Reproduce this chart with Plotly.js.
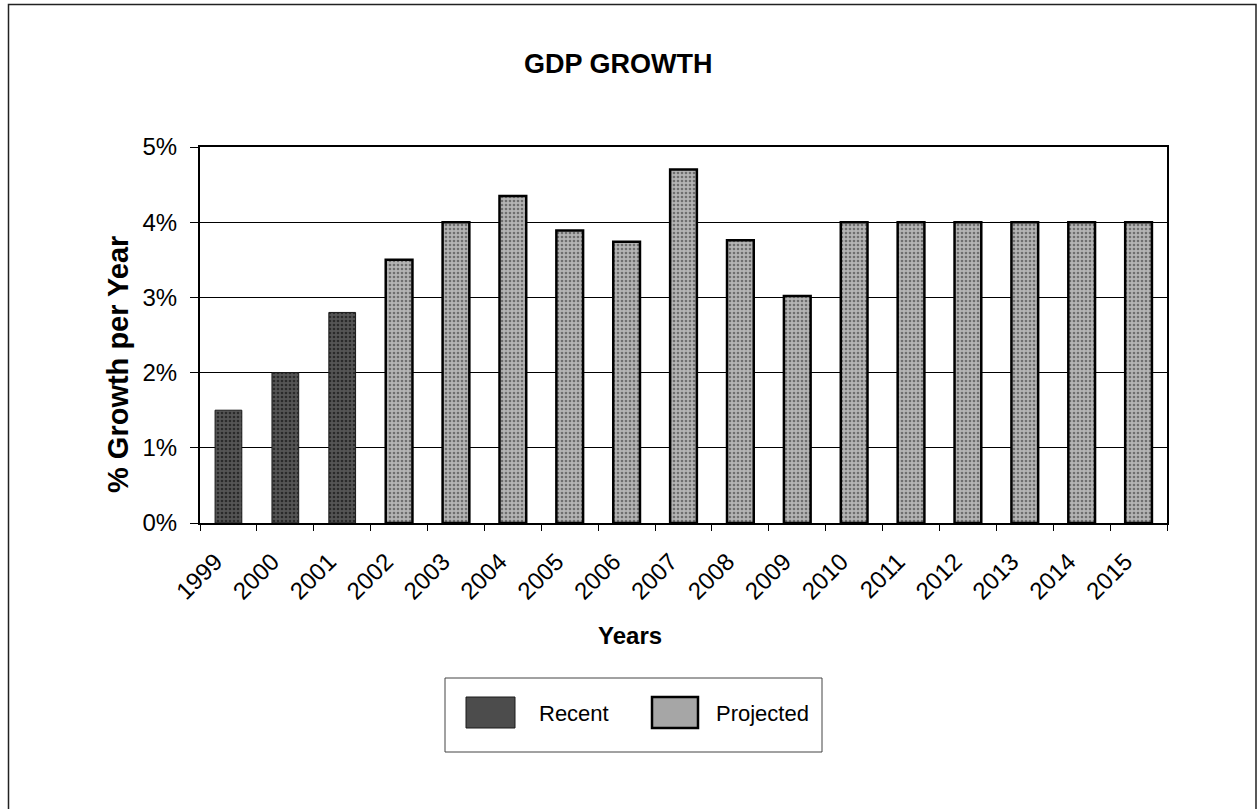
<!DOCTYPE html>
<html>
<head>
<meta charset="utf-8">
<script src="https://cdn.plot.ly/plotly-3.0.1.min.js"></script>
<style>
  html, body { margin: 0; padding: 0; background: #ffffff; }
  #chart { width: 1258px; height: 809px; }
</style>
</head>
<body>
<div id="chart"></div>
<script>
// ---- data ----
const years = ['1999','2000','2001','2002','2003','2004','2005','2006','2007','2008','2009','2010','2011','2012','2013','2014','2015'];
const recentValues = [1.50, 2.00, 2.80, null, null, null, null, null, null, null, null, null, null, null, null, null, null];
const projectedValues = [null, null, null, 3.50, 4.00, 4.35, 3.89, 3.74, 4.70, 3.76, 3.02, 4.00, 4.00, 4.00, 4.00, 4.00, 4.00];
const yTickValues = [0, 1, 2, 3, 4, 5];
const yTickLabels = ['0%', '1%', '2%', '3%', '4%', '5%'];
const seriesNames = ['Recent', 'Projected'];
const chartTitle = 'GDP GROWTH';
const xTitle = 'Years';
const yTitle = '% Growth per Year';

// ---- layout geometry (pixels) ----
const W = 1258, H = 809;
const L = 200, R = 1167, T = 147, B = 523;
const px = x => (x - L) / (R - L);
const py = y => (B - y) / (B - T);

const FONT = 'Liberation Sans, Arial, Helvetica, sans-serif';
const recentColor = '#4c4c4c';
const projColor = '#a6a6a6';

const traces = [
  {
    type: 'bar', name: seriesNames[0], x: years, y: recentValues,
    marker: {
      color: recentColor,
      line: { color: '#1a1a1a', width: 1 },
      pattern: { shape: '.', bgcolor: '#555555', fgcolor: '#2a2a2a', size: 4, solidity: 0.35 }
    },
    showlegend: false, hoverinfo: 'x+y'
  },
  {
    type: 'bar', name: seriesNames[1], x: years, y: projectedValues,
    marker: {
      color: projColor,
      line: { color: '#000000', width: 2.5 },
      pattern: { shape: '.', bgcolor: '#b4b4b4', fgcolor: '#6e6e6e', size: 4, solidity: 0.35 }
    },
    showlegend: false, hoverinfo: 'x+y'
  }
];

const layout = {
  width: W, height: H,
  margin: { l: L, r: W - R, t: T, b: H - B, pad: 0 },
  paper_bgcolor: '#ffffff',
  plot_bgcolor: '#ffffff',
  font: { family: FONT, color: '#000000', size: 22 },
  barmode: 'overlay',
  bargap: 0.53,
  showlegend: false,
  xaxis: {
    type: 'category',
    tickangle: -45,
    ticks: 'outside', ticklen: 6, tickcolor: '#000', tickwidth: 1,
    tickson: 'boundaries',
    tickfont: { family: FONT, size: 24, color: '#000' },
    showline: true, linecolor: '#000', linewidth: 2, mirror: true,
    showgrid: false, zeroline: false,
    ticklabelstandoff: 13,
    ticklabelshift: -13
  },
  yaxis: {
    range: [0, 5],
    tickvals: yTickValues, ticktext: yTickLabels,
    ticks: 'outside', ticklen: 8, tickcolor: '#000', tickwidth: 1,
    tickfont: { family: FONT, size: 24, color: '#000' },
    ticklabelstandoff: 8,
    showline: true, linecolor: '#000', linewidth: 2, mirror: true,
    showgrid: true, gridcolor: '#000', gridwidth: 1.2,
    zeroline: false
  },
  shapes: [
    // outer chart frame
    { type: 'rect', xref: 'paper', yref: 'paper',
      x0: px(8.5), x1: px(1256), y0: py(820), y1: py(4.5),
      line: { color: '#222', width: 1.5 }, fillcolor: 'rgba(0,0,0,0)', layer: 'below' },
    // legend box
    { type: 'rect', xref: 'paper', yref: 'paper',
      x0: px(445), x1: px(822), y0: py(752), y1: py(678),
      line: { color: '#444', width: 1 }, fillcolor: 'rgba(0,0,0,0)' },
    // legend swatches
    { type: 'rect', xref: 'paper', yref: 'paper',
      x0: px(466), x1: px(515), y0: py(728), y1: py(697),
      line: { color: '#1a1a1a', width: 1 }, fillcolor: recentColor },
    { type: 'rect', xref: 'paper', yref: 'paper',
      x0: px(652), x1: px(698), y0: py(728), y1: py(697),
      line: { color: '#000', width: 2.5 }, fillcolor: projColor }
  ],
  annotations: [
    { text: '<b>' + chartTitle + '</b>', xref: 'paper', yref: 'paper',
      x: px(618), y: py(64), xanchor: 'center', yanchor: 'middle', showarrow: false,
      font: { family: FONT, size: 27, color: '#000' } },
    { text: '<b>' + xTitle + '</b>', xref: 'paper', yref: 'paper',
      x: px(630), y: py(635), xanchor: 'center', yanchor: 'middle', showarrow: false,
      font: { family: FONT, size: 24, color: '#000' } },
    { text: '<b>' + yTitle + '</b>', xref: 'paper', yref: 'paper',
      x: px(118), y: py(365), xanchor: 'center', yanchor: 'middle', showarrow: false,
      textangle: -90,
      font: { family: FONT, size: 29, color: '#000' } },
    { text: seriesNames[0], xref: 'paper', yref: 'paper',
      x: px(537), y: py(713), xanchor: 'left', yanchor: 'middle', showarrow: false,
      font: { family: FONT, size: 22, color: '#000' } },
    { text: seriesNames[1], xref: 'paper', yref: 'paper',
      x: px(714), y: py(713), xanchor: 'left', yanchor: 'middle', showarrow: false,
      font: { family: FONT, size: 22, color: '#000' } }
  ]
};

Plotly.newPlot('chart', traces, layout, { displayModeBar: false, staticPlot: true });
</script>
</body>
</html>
☆ ☆ ☆ ☆
Reproduce every line exactly and omit all pictures.

Reproduce this chart with Plotly.js.
<!DOCTYPE html>
<html>
<head>
<meta charset="utf-8">
<script src="https://cdn.plot.ly/plotly-3.0.1.min.js"></script>
<style>
  html, body { margin: 0; padding: 0; background: #ffffff; }
  #chart { width: 1258px; height: 809px; }
</style>
</head>
<body>
<div id="chart"></div>
<script>
// ---- data ----
const years = ['1999','2000','2001','2002','2003','2004','2005','2006','2007','2008','2009','2010','2011','2012','2013','2014','2015'];
const recentValues = [1.50, 2.00, 2.80, null, null, null, null, null, null, null, null, null, null, null, null, null, null];
const projectedValues = [null, null, null, 3.50, 4.00, 4.35, 3.89, 3.74, 4.70, 3.76, 3.02, 4.00, 4.00, 4.00, 4.00, 4.00, 4.00];
const yTickValues = [0, 1, 2, 3, 4, 5];
const yTickLabels = ['0%', '1%', '2%', '3%', '4%', '5%'];
const seriesNames = ['Recent', 'Projected'];
const chartTitle = 'GDP GROWTH';
const xTitle = 'Years';
const yTitle = '% Growth per Year';

// ---- layout geometry (pixels) ----
const W = 1258, H = 809;
const L = 200, R = 1167, T = 147, B = 523;
const px = x => (x - L) / (R - L);
const py = y => (B - y) / (B - T);

const FONT = 'Liberation Sans, Arial, Helvetica, sans-serif';
const recentColor = '#4c4c4c';
const projColor = '#a6a6a6';

const traces = [
  {
    type: 'bar', name: seriesNames[0], x: years, y: recentValues,
    marker: {
      color: recentColor,
      line: { color: '#1a1a1a', width: 1 },
      pattern: { shape: '.', bgcolor: '#555555', fgcolor: '#2a2a2a', size: 4, solidity: 0.35 }
    },
    showlegend: false, hoverinfo: 'x+y'
  },
  {
    type: 'bar', name: seriesNames[1], x: years, y: projectedValues,
    marker: {
      color: projColor,
      line: { color: '#000000', width: 2.5 },
      pattern: { shape: '.', bgcolor: '#b4b4b4', fgcolor: '#6e6e6e', size: 4, solidity: 0.35 }
    },
    showlegend: false, hoverinfo: 'x+y'
  }
];

const layout = {
  width: W, height: H,
  margin: { l: L, r: W - R, t: T, b: H - B, pad: 0 },
  paper_bgcolor: '#ffffff',
  plot_bgcolor: '#ffffff',
  font: { family: FONT, color: '#000000', size: 22 },
  barmode: 'overlay',
  bargap: 0.53,
  showlegend: false,
  xaxis: {
    type: 'category',
    tickangle: -45,
    ticks: 'outside', ticklen: 6, tickcolor: '#000', tickwidth: 1,
    tickson: 'boundaries',
    tickfont: { family: FONT, size: 24, color: '#000' },
    showline: true, linecolor: '#000', linewidth: 2, mirror: true,
    showgrid: false, zeroline: false,
    ticklabelstandoff: 13,
    ticklabelshift: -13
  },
  yaxis: {
    range: [0, 5],
    tickvals: yTickValues, ticktext: yTickLabels,
    ticks: 'outside', ticklen: 8, tickcolor: '#000', tickwidth: 1,
    tickfont: { family: FONT, size: 24, color: '#000' },
    ticklabelstandoff: 8,
    showline: true, linecolor: '#000', linewidth: 2, mirror: true,
    showgrid: true, gridcolor: '#000', gridwidth: 1.2,
    zeroline: false
  },
  shapes: [
    // outer chart frame
    { type: 'rect', xref: 'paper', yref: 'paper',
      x0: px(8.5), x1: px(1256), y0: py(820), y1: py(4.5),
      line: { color: '#222', width: 1.5 }, fillcolor: 'rgba(0,0,0,0)', layer: 'below' },
    // legend box
    { type: 'rect', xref: 'paper', yref: 'paper',
      x0: px(445), x1: px(822), y0: py(752), y1: py(678),
      line: { color: '#444', width: 1 }, fillcolor: 'rgba(0,0,0,0)' },
    // legend swatches
    { type: 'rect', xref: 'paper', yref: 'paper',
      x0: px(466), x1: px(515), y0: py(728), y1: py(697),
      line: { color: '#1a1a1a', width: 1 }, fillcolor: recentColor },
    { type: 'rect', xref: 'paper', yref: 'paper',
      x0: px(652), x1: px(698), y0: py(728), y1: py(697),
      line: { color: '#000', width: 2.5 }, fillcolor: projColor }
  ],
  annotations: [
    { text: '<b>' + chartTitle + '</b>', xref: 'paper', yref: 'paper',
      x: px(618), y: py(64), xanchor: 'center', yanchor: 'middle', showarrow: false,
      font: { family: FONT, size: 27, color: '#000' } },
    { text: '<b>' + xTitle + '</b>', xref: 'paper', yref: 'paper',
      x: px(630), y: py(635), xanchor: 'center', yanchor: 'middle', showarrow: false,
      font: { family: FONT, size: 24, color: '#000' } },
    { text: '<b>' + yTitle + '</b>', xref: 'paper', yref: 'paper',
      x: px(118), y: py(365), xanchor: 'center', yanchor: 'middle', showarrow: false,
      textangle: -90,
      font: { family: FONT, size: 29, color: '#000' } },
    { text: seriesNames[0], xref: 'paper', yref: 'paper',
      x: px(537), y: py(713), xanchor: 'left', yanchor: 'middle', showarrow: false,
      font: { family: FONT, size: 22, color: '#000' } },
    { text: seriesNames[1], xref: 'paper', yref: 'paper',
      x: px(714), y: py(713), xanchor: 'left', yanchor: 'middle', showarrow: false,
      font: { family: FONT, size: 22, color: '#000' } }
  ]
};

Plotly.newPlot('chart', traces, layout, { displayModeBar: false, staticPlot: true });
</script>
</body>
</html>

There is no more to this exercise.